BCA Universal Design Award winners showcase facilities for less mobile users
SINGAPORE — Wheelchair-friendly weight machines at the gymnasium, staggered platforms with handrails at the swimming pool, extensive braille indicators, step-free entrances to units and bathrooms.
SINGAPORE — Wheelchair-friendly weight machines at the gymnasium, staggered platforms with handrails at the swimming pool, extensive braille indicators, step-free entrances to units and bathrooms.
These are just some of the features that won serviced residence Ascott Orchard Singapore and Cairnhill Nine condominium the Universal Design (UD) Mark Platinum award, given out by the Building and Construction Authority (BCA).
Ascott Orchard Singapore, a 220-unit serviced residence that operates with a hotel licence, and Cairnhill Nine, a 268-unit condominium, make up the integrated development which sits atop a multi-storey carpark and the Al-Falah Mosque on Cairnhill Road.
It is the only project to win this top award out of the 30 awardees this year, the BCA said on Monday (May 15) during a viewing of two selected projects.
Introduced in 2012 by the BCA, the annual awards — which rate projects in increasing order of performance from Certified, Gold, Gold PLUS, to Platinum — give recognition to projects that incorporate user-friendly features to build an inclusive living environment.
Mr Andy Tan, 57, who has been on the wheelchair for the last three years and a former guest at Ascott Orchard Singapore, said that a gym with equipment for people on wheelchair is “an amazing idea”.
“I don’t know why they don’t have (such a design) earlier, because it’s exactly the people (who) are injured and weak that need to exercise more,” he said. Mr Tan is a regular patient at Paragon Medical Centre, and the integrated development is connected to the centre via a step-free link-bridge.
It is not just wheelchair-users who can benefit from the development’s thoughtful features. Braille indicators are used extensively at navigation points to help the visually challenged find their way, as opposed to being just in elevators, the way it is in most residential areas today.
Mr Eng Tiang Wah, vice president of product development and design in CapitaLand Limited, the project’s developer, said: “Wherever we can add in little elements of universal design, we did it… From the towers, to the surroundings… down to even the benches that we sit on.”
Kallang Trivista, a public housing development comprising three blocks of 808 homes, was also awarded the Universal Design award (Gold PLUS), with facilities and spaces that catered to all age groups.
Ms Goh Hui Hoon, senior architectural associate at Surbana Jurong Consultants, the architectural firm of the project, said:
“Universal design means to think about the user first… We had to think about the facilities and amenities users would appreciate… and incorporate them into the design.”
The features were embraced fully by Madam Lee Peck Kiow, 61, who lives in a one-bedroom studio apartment at Kallang Trivista. She had been living in a three-room flat at Rochor Centre for 30 years before it was acquired by the Government.

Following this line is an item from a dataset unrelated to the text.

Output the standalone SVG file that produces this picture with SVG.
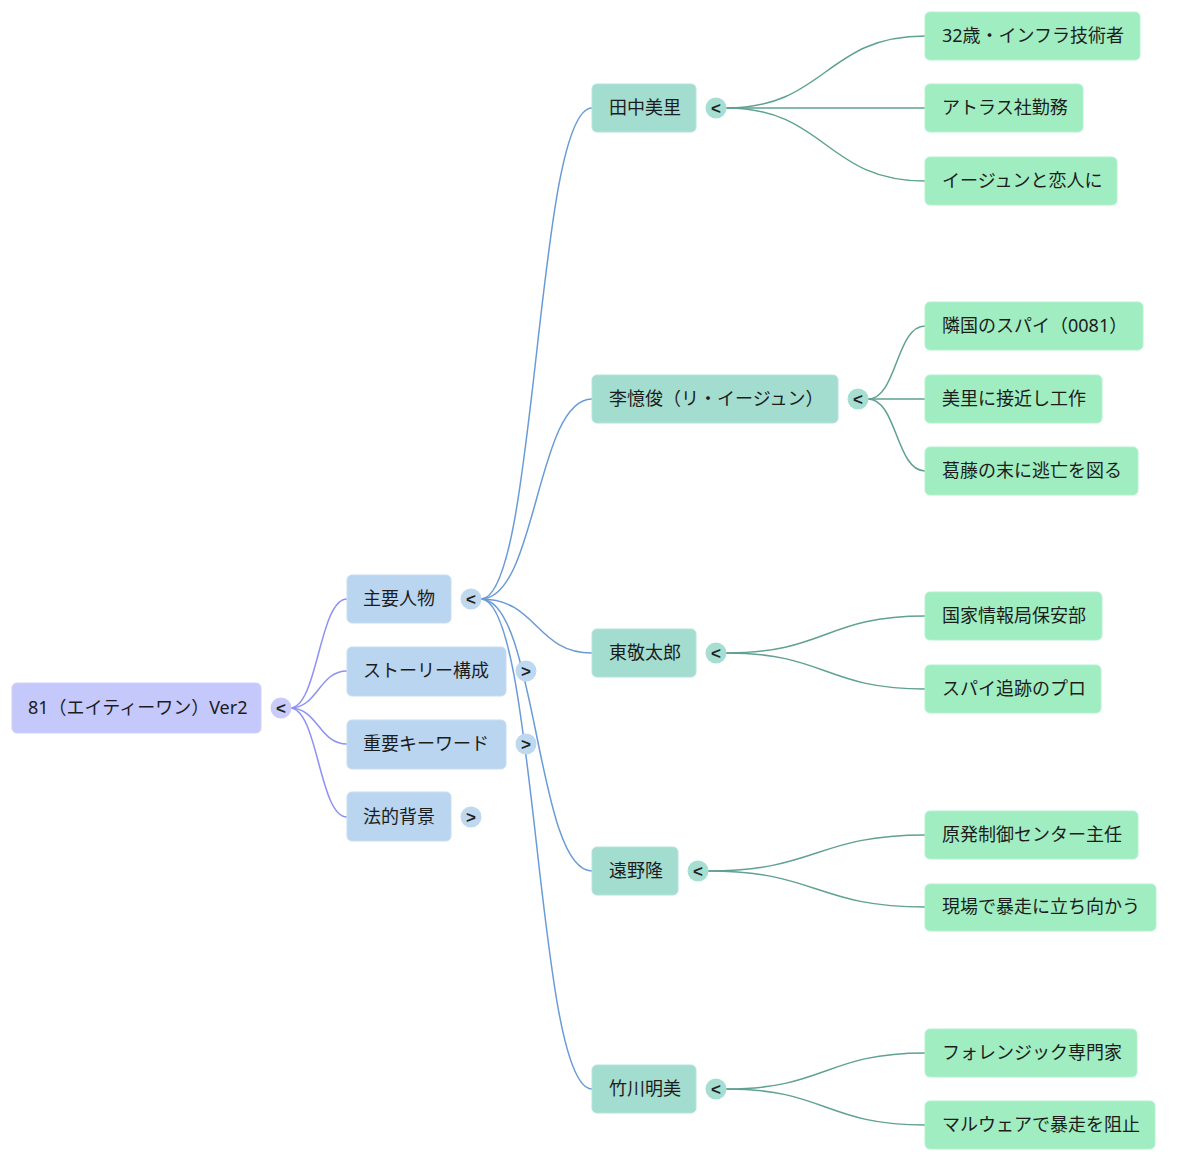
<svg xmlns="http://www.w3.org/2000/svg" width="1200" height="1162" viewBox="0 0 1200 1162">
<style>
text{font-family:"Noto Sans","Noto Sans CJK JP",sans-serif;fill:#1c1c1c}
.t{font-size:18px}
.tg{font-family:"Liberation Sans","Noto Sans",sans-serif;font-size:17px;font-weight:bold;text-anchor:middle;fill:#222}
.r0{fill:#c4c8fb;stroke:#cdd0fb;stroke-width:1}
.r1{fill:#bad5ef;stroke:#c7ddf3;stroke-width:1}
.r2{fill:#a3ddd0;stroke:#b3e4d9;stroke-width:1}
.r3{fill:#a1edc2;stroke:#b4f1cf;stroke-width:1}
.c0{fill:#c9ccfb}.c1{fill:#bed8f0}.c2{fill:#a6ded2}
.e0{fill:none;stroke:#8c91f4;stroke-width:1.5}
.e1{fill:none;stroke:#6a9bd6;stroke-width:1.5}
.e2{fill:none;stroke:#5fa192;stroke-width:1.5}
</style>
<g id="connectors">
<path class="e0" d="M290 708 C318 708 319 599 347 599"/>
<path class="e0" d="M290 708 C318 708 319 671 347 671"/>
<path class="e0" d="M290 708 C318 708 319 744 347 744"/>
<path class="e0" d="M290 708 C318 708 319 817 347 817"/>
<path class="e1" d="M481 599 C537 599 536 108 592 108"/>
<path class="e1" d="M481 599 C537 599 536 399 592 399"/>
<path class="e1" d="M481 599 C537 599 536 653 592 653"/>
<path class="e1" d="M481 599 C537 599 536 871 592 871"/>
<path class="e1" d="M481 599 C537 599 536 1089 592 1089"/>
<path class="e2" d="M726 108 C826 108 825 36 925 36"/>
<path class="e2" d="M726 108 L925 108"/>
<path class="e2" d="M726 108 C826 108 825 181 925 181"/>
<path class="e2" d="M868 399 C897 399 896 326 925 326"/>
<path class="e2" d="M868 399 L925 399"/>
<path class="e2" d="M868 399 C897 399 896 471 925 471"/>
<path class="e2" d="M726 653 C826 653 825 616 925 616"/>
<path class="e2" d="M726 653 C826 653 825 689 925 689"/>
<path class="e2" d="M708 871 C817 871 816 835 925 835"/>
<path class="e2" d="M708 871 C817 871 816 907 925 907"/>
<path class="e2" d="M726 1089 C826 1089 825 1053 925 1053"/>
<path class="e2" d="M726 1089 C826 1089 825 1125 925 1125"/>
</g>
<g id="root">
<rect class="r0" x="12" y="683" width="249" height="50" rx="5"/>
<text class="t" x="28" y="714">81（エイティーワン）Ver2</text>
<circle class="c0" cx="281" cy="708" r="10.5"/><text class="tg" x="281" y="714">&lt;</text>
</g>
<g id="n-shuyou">
<rect class="r1" x="347" y="575" width="104" height="48" rx="5"/>
<text class="t" x="363" y="605">主要人物</text>
<circle class="c1" cx="471" cy="599" r="10.5"/><text class="tg" x="471" y="605">&lt;</text>
</g>
<g id="n-story">
<rect class="r1" x="347" y="647" width="159" height="49" rx="5"/>
<text class="t" x="363" y="677">ストーリー構成</text>
<circle class="c1" cx="526" cy="671" r="10.5"/><text class="tg" x="526" y="677">&gt;</text>
</g>
<g id="n-keyword">
<rect class="r1" x="347" y="720" width="159" height="49" rx="5"/>
<text class="t" x="363" y="750">重要キーワード</text>
<circle class="c1" cx="526" cy="744" r="10.5"/><text class="tg" x="526" y="750">&gt;</text>
</g>
<g id="n-legal">
<rect class="r1" x="347" y="792" width="104" height="49" rx="5"/>
<text class="t" x="363" y="823">法的背景</text>
<circle class="c1" cx="471" cy="817" r="10.5"/><text class="tg" x="471" y="823">&gt;</text>
</g>
<g id="n-tanaka">
<rect class="r2" x="592" y="84" width="104" height="48" rx="5"/>
<text class="t" x="609" y="114">田中美里</text>
<circle class="c2" cx="716" cy="108" r="10.5"/><text class="tg" x="716" y="114">&lt;</text>
</g>
<g id="n-lee">
<rect class="r2" x="592" y="375" width="246" height="48" rx="5"/>
<text class="t" x="609" y="405">李憶俊（リ・イージュン）</text>
<circle class="c2" cx="858" cy="399" r="10.5"/><text class="tg" x="858" y="405">&lt;</text>
</g>
<g id="n-higashi">
<rect class="r2" x="592" y="629" width="104" height="48" rx="5"/>
<text class="t" x="609" y="659">東敬太郎</text>
<circle class="c2" cx="716" cy="653" r="10.5"/><text class="tg" x="716" y="659">&lt;</text>
</g>
<g id="n-tono">
<rect class="r2" x="592" y="847" width="86" height="48" rx="5"/>
<text class="t" x="609" y="877">遠野隆</text>
<circle class="c2" cx="698" cy="871" r="10.5"/><text class="tg" x="698" y="877">&lt;</text>
</g>
<g id="n-takekawa">
<rect class="r2" x="592" y="1065" width="104" height="48" rx="5"/>
<text class="t" x="609" y="1095">竹川明美</text>
<circle class="c2" cx="716" cy="1089" r="10.5"/><text class="tg" x="716" y="1095">&lt;</text>
</g>
<g id="n-t1"><rect class="r3" x="925" y="12" width="215" height="48" rx="5"/><text class="t" x="942" y="42">32歳・インフラ技術者</text></g>
<g id="n-t2"><rect class="r3" x="925" y="84" width="158" height="48" rx="5"/><text class="t" x="942" y="114">アトラス社勤務</text></g>
<g id="n-t3"><rect class="r3" x="925" y="157" width="192" height="48" rx="5"/><text class="t" x="942" y="187">イージュンと恋人に</text></g>
<g id="n-l1"><rect class="r3" x="925" y="302" width="218" height="48" rx="5"/><text class="t" x="942" y="332">隣国のスパイ（0081）</text></g>
<g id="n-l2"><rect class="r3" x="925" y="375" width="177" height="48" rx="5"/><text class="t" x="942" y="405">美里に接近し工作</text></g>
<g id="n-l3"><rect class="r3" x="925" y="447" width="213" height="48" rx="5"/><text class="t" x="942" y="477">葛藤の末に逃亡を図る</text></g>
<g id="n-h1"><rect class="r3" x="925" y="592" width="177" height="48" rx="5"/><text class="t" x="942" y="622">国家情報局保安部</text></g>
<g id="n-h2"><rect class="r3" x="925" y="665" width="176" height="48" rx="5"/><text class="t" x="942" y="695">スパイ追跡のプロ</text></g>
<g id="n-o1"><rect class="r3" x="925" y="811" width="213" height="48" rx="5"/><text class="t" x="942" y="841">原発制御センター主任</text></g>
<g id="n-o2"><rect class="r3" x="925" y="884" width="231" height="47" rx="5"/><text class="t" x="942" y="913">現場で暴走に立ち向かう</text></g>
<g id="n-k1"><rect class="r3" x="925" y="1029" width="212" height="48" rx="5"/><text class="t" x="942" y="1059">フォレンジック専門家</text></g>
<g id="n-k2"><rect class="r3" x="925" y="1101" width="230" height="48" rx="5"/><text class="t" x="942" y="1131">マルウェアで暴走を阻止</text></g>
</svg>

Besides what she called the “million-dollar view” from her new home, with vistas of the Singapore Sports Hub, Kallang River, and the Singapore Flyer, Madam Lee is also pleased with the variety of amenities within the residential area. “There’s a Senior Activity Centre, childcare centre, 24-hour supermarket… it’s all so good,” she said, adding that she visits the activity centre to exercise and take part in taiji classes.
Other features at Kallang Trivista’s elder-friendly units include cabinets mounted at a lower height for wheelchair-users, step-free bathrooms fitted with grab-bars, as well as an alarm alert system. When activated by pulling a string, the alert system notifies the Senior Activity Centre on the first floor. The resident’s unit number will also be displayed on a signage just outside the lift lobby on that floor, notifying neighbours who will be able to render help.
Madam Lee, who lives with her 58-year-old husband, said: “It’s very good because we never know what will happen to us. We may just fall ill or faint and we need urgent help.”